("La Montagne" @ 16-09-2009 a écrit :Clinique de Moulins : les chirurgiens « responsables de sa mort »
Le patron de la clinique de Moulins et un orthopédiste ont été condamnés, hier, à un an et demi et un an de prison ferme. Ils ont laissé mourir sans soins appropriés un ouvrier grièvement brûlé dans leur propre établissement.
Aucun expert n'a déchargé les docteurs Briat et Dumontier lors de l'audience au tribunal correctionnel de Moulins, Patrice Canonne n'aurait pas dû mourir (voir notre édition du 2 juillet). Cet homme de 40 ans était certes grièvement blessé par l'explosion des émanations du pot de colle avec laquelle, en août 2004, il posait, à l'aide d'un chalumeau, le revêtement de la piscine de rééducation de la clinique Saint-Odilon. Mais il aurait pu être sauvé et, s'il est mort, les deux chirurgiens en sont « entièrement responsables », a jugé, hier, le tribunal.

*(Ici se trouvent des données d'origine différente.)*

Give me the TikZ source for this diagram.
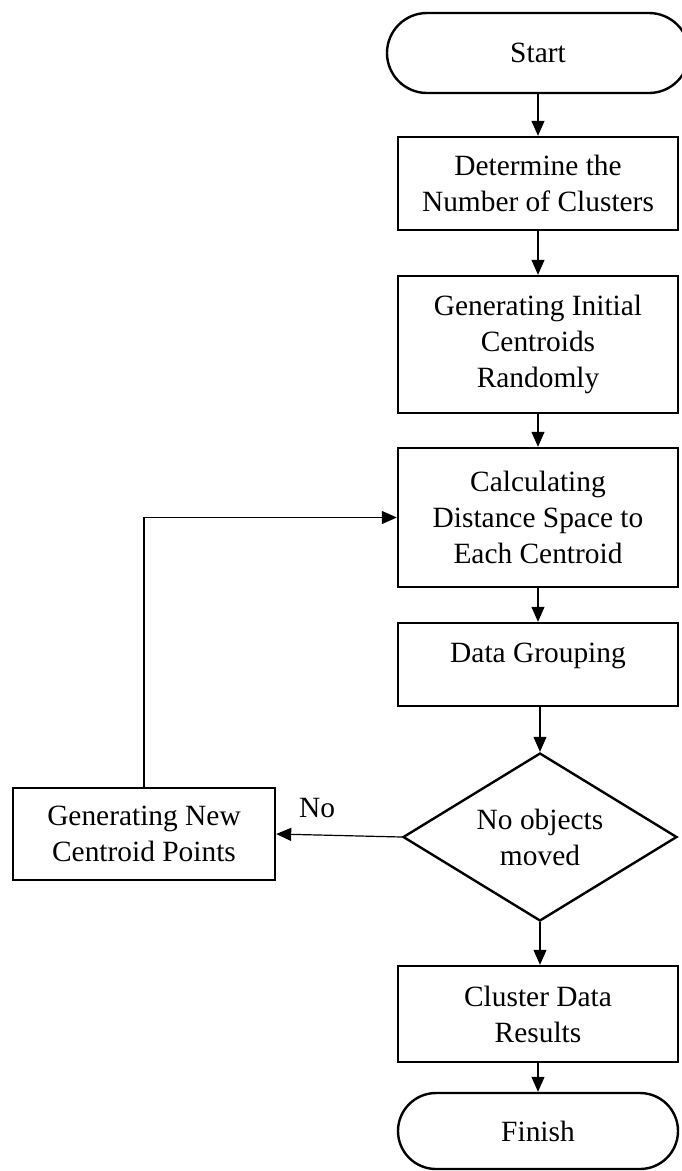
\documentclass[tikz,border=0pt]{standalone}
\usepackage{fontspec}
\setmainfont{Liberation Serif}
\usetikzlibrary{arrows.meta,shapes.geometric}
\begin{document}
\begin{tikzpicture}[x=1pt,y=-1pt,
 font=\fontsize{29.4}{36}\selectfont,
 proc/.style={draw,line width=2.4pt,minimum width=280pt,align=center,inner sep=0pt},
 term/.style={draw,line width=2.4pt,align=center,inner sep=0pt},
 decision/.style={draw,line width=2.4pt,diamond,aspect=1.63,minimum width=274pt,minimum height=168pt,inner sep=0pt,align=center},
 conn/.style={line width=1.2pt,-{Triangle[length=15pt,width=13pt]}},
 plain/.style={inner sep=0pt}]
\useasboundingbox (0,0) rectangle (681,1171);
\node[term, rounded corners=40pt, minimum width=302pt, minimum height=80pt] (start) at (538,53) {Start};
\node[proc, minimum height=93pt] (b1) at (538,183.5) {Determine the\\Number of Clusters};
\node[proc, minimum height=137pt] (b2) at (538,344.5) {Generating Initial\\Centroids\\Randomly};
\node[proc, minimum height=139pt] (b3) at (538,517.5) {Calculating\\Distance Space to\\Each Centroid};
\node[proc, minimum height=83pt] (b4) at (538,664.5) {};
\node[plain] (b4t) at (538,656) {Data Grouping};
\node[decision] (dec) at (540,837) {No objects\\moved};
\node[proc, minimum width=262pt, minimum height=92pt] (new) at (144,834) {Generating New\\Centroid Points};
\node[proc, minimum height=96pt] (b5) at (538,1014) {Cluster Data\\Results};
\node[term, rounded corners=38pt, minimum width=280pt, minimum height=76pt] (fin) at (538,1131) {Finish};
\node[plain] (no) at (317,808) {No};
\draw[conn] (start) -- (b1);
\draw[conn] (b1) -- (b2);
\draw[conn] (b2) -- (b3);
\draw[conn] (b3) -- (b4);
\draw[conn] (b4.south -| dec.north) -- (dec.north);
\draw[conn] (dec.south) -- (dec.south |- b5.north);
\draw[conn] (b5) -- (fin);
\draw[conn] (dec.west) -- (new.east);
\draw[conn] (new.north) |- (b3.west);
\end{tikzpicture}
\end{document}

Jean-Paul Briat, 66 ans, spécialiste en chirurgie digestive et directeur de la clinique, avait été le premier à examiner l'ouvrier brûlé aux jambes, aux bras et au visage :
Pansement et hydratation
« Il était debout quand je l'ai vu. Il a refusé d'être emmené à l'hôpital. Alors, comme il souffrait terriblement, je lui ai donné de la morphine. Pour le reste, j'ai appelé mon collègue ». Philippe Dumontier, 58 ans, n'est pas plus spécialisé dans les brûlures. Il est orthopédiste :
« J'ai d'abord refusé, car ce n'est pas mon domaine. Mais le Dr Briat a insisté ». L'orthopédiste a prescrit des pansements et une hydratation par perfusion.
"Qu'il pisse sa morphine"
C'est tout. Et c'était trop peu. Patrice Canonne a été installé dans une chambre de la clinique alors que les chirurgiens avaient vu les brûlures : « On avait estimé la surface atteinte à 20-25 % ». Le président Thierry Grandame a repris les expertises :
« Elles parlent, elles de 45 %. Et de toute façon, à 15 %, on envoie aux "grands brûlés. Tout médecin le sait. S'il avait été pris en charge aux "grands brûlés, il avait 55 % de chances de survie ».

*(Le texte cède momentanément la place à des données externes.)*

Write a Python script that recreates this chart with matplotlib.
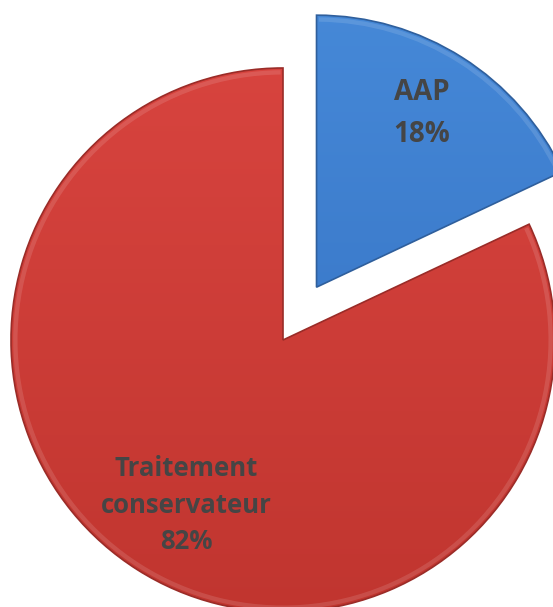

Pas de soins médicaux appropriés, et même pas d'attention, a relevé la famille. Au fil des jours, sa fièvre montait à 41°, il peinait à respirer, ne pouvait plus se lever : « Il avait les yeux qui sortaient de la tête ». Aucun médecin n'a rassuré ses proches. Les infirmières ont juste transmis une de leurs réflexions : « La fièvre, c'est normal, faut qu'il pisse sa morphine »...
"Un dossier à pleurer"
Le patron de la clinique a confirmé en creux le délaissement du patient : « Je lui disais bonjour en passant le matin. On a sans doute eu un défaut de coordination ».
Après quatre jours d'agonie, Patrice Canonne a été évacué à l'hôpital. Les urgentistes sont restés ahuris : « Une odeur nauséabonde s'est dégagée d'un pansement. C'était verdâtre sous un autre ». Patrice Canonne est décédé le 4 août 2004, laissant une veuve et quatre filles de 4 à 11 ans.
« Un dossier à pleurer », a résumé l'avocate de la famille, Me Mercier-Rayet : « Et à hurler. S'il n'avait pas été un simple ouvrier, il aurait certainement eu droit à plus d'attention ». Même diagnostic pour le procureur Gérard Davergne : « Cette descente aux enfers de la souffrance, comment admettre ça ? Vous l'avez réduit à rien ».
Il avait requis de la prison avec sursis et une amende pour les chirurgiens. Le tribunal est donc allé bien au-delà, car les trois ans de prison prononcés contre les chirurgiens ne sont assortis que de dix-huit mois et deux ans de sursis.